Have a Western Unimount plow, it will raise and go left and right but will not drop. Been told it might be the coil, could it be anything else?


----------



## Stik208 (Oct 19, 2004)

Check the grille plugs, I had this problem on a Fisher a few weeks ago turned out that the controller plug was squished between the A frame and headgear. I relocted it and has been fine.


----------



## pressedun (Jul 26, 2010)

The plow has been hard wired to the truck so I know the plug will never be an issue.

Just tried the controller of a guy I subcontract for and his worked just fine in my truck, had it narrowed down to a bad solenoid or the controller.


----------



## brad96z28 (Aug 21, 2005)

pressedun;1250938 said:


> The plow has been hard wired to the truck so I know the plug will never be an issue.
> 
> Just tried the controller of a guy I subcontract for and his worked just fine in my truck, had it narrowed down to a bad solenoid or the controller.


The solenoid has no affect on it going down.


----------



## pressedun (Jul 26, 2010)

Everything I was told pointed to the S1 solenoid, the plug or the controller. I'll remember that in the future. I'm just in my first year of plowing so I don't know a ton but I'm learning.


----------



## got-h2o (Sep 26, 2008)

If you tried the controller and it worked, then it's the controller. Was it a joystick or a handheld?


----------



## pressedun (Jul 26, 2010)

got-h2o;1251290 said:


> If you tried the controller and it worked, then it's the controller. Was it a joystick or a handheld?


It was a joystick and I replaced it with a new handheld.


----------



## cotter (Oct 9, 2010)

'S1' would commonly be called the coil, and will effect going down (white wire if I remember correct). 'Solenoid' would be the one under the hood controlling the pump motor and does not effect going down.
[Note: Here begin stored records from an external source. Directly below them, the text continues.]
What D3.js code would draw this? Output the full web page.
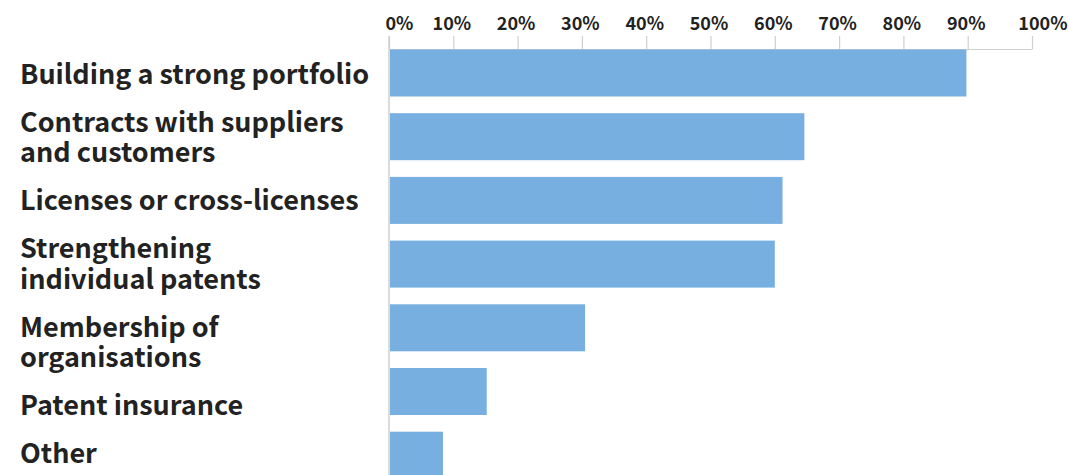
<!DOCTYPE html>
<html>
<head>
<meta charset="utf-8">
<script src="https://cdn.jsdelivr.net/npm/d3@7"></script>
<style>
  html, body { margin: 0; padding: 0; background: #fff; }
  svg { display: block; }
  text { font-family: "Noto Sans CJK JP", "Noto Sans", sans-serif; font-weight: 700; fill: #222; }
</style>
</head>
<body>
<svg id="chart" width="1068" height="475"></svg>
<script>
const categories = [
  ["Building a strong portfolio"],
  ["Contracts with suppliers", "and customers"],
  ["Licenses or cross-licenses"],
  ["Strengthening", "individual patents"],
  ["Membership of", "organisations"],
  ["Patent insurance"],
  ["Other"]
];
const values = [89.8, 64.6, 61.2, 60.0, 30.5, 15.2, 8.4];
const tickValues = [0, 10, 20, 30, 40, 50, 60, 70, 80, 90, 100];

const svg = d3.select("#chart");
const keys = categories.map(c => c.join(" "));

const x = d3.scaleLinear().domain([0, 100]).range([389, 1032]);
const y = d3.scaleBand().domain(keys).range([41.15, 487.05])
  .paddingInner(0.262).paddingOuter(0.131);

// vertical axis line
svg.append("line")
  .attr("x1", x(0)).attr("x2", x(0))
  .attr("y1", 36).attr("y2", 475)
  .attr("stroke", "#cfcfcf").attr("stroke-width", 1.5);

// top axis
const axis = d3.axisTop(x).tickValues(tickValues).tickFormat(d => d + "%")
  .tickSize(13).tickSizeOuter(0).tickPadding(6);
const gAxis = svg.append("g").attr("transform", "translate(0,49)").call(axis);
gAxis.select(".domain").attr("stroke", "#cfcfcf").attr("stroke-width", 1.2);
gAxis.selectAll(".tick line").attr("stroke", "#cfcfcf").attr("stroke-width", 1.2);
gAxis.selectAll(".tick text")
  .style("font-size", "18px")
  .attr("fill", "#222")
  .attr("dx", -2)
  .each(function(d) {
    if (d === 0) d3.select(this).attr("text-anchor", "start").attr("dx", -4);
    if (d === 100) d3.select(this).attr("text-anchor", "end").attr("dx", 35);
  });

// bars
svg.append("g").selectAll("rect")
  .data(values)
  .join("rect")
  .attr("x", x(0) + 1)
  .attr("y", (d, i) => y(keys[i]))
  .attr("width", d => x(d) - x(0) - 1)
  .attr("height", y.bandwidth())
  .attr("fill", "#77b0e0");

// category labels: flowing text blocks, as in the reference
const lineH = 30.5, blockGap = 48, firstLine = 74, capHalf = 9.5;
let cur = firstLine;
const g = svg.append("g");
categories.forEach((lines, i) => {
  const t = g.append("text").attr("x", 20).style("font-size", "27px");
  lines.forEach((ln, j) => {
    t.append("tspan")
      .attr("x", 20)
      .attr("y", cur + j * lineH + capHalf)
      .text(ln);
  });
  cur = cur + (lines.length - 1) * lineH + blockGap;
});
</script>
</body>
</html>
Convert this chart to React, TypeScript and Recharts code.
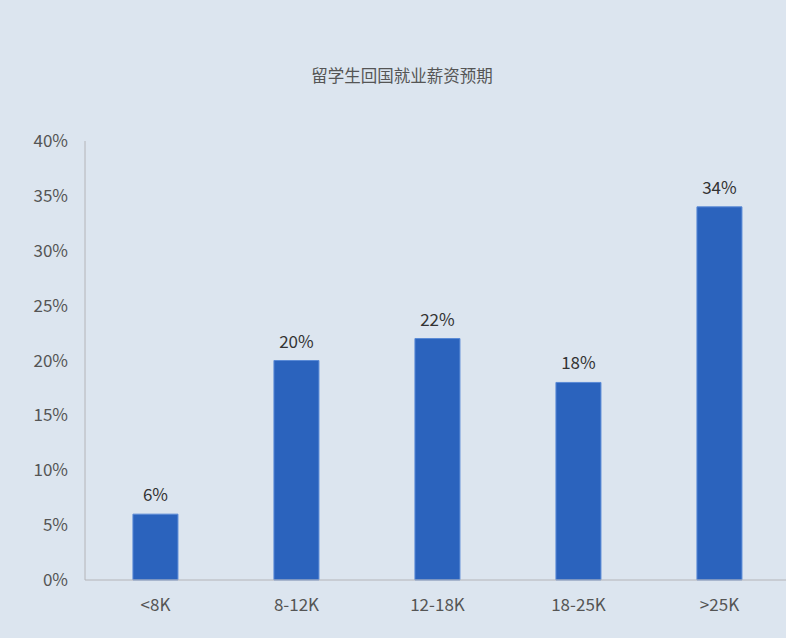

You are looking the right direction, if the 'new' controller worked then that would be my guess. You might also check the wiring at the controller connector and the 'coil'. Mine will not go down from time to time and it is the connector at the grill, usually when I try to get the connector behind the grill to keep rain/ice out of it. I give it a twist and the plow will function fine again.

Chad


----------



## pressedun (Jul 26, 2010)

cotter;1251388 said:


> 'S1' would commonly be called the coil, and will effect going down (white wire if I remember correct). 'Solenoid' would be the one under the hood controlling the pump motor and does not effect going down. You are looking the right direction, if the 'new' controller worked then that would be my guess. You might also check the wiring at the controller connector and the 'coil'. Mine will not go down from time to time and it is the connector at the grill, usually when I try to get the connector behind the grill to keep rain/ice out of it. I give it a twist and the plow will function fine again.
> 
> Chad


Thanks, I guess my terminology was incorrect and I'm certain its the controller. Doubt its been replaced as it looks pretty dirty and beat up.


----------



## got-h2o (Sep 26, 2008)

I asked b/c the little pin switches in the joysticks hang up in time. If you take it and jiggle the stick up and down as hard as you can it will probably fix it. Do it hard enough where you think you'll break it off, no kidding. Up, down, up down as hard as you can. Chances are it will free up. At least this way you can sell it or keep it as a back up.


----------



## pressedun (Jul 26, 2010)

got-h2o;1251494 said:


> I asked b/c the little pin switches in the joysticks hang up in time. If you take it and jiggle the stick up and down as hard as you can it will probably fix it. Do it hard enough where you think you'll break it off, no kidding. Up, down, up down as hard as you can. Chances are it will free up. At least this way you can sell it or keep it as a back up.


Sounds good, I'll give that a try and either keep it or sell it if I get it to work.


----------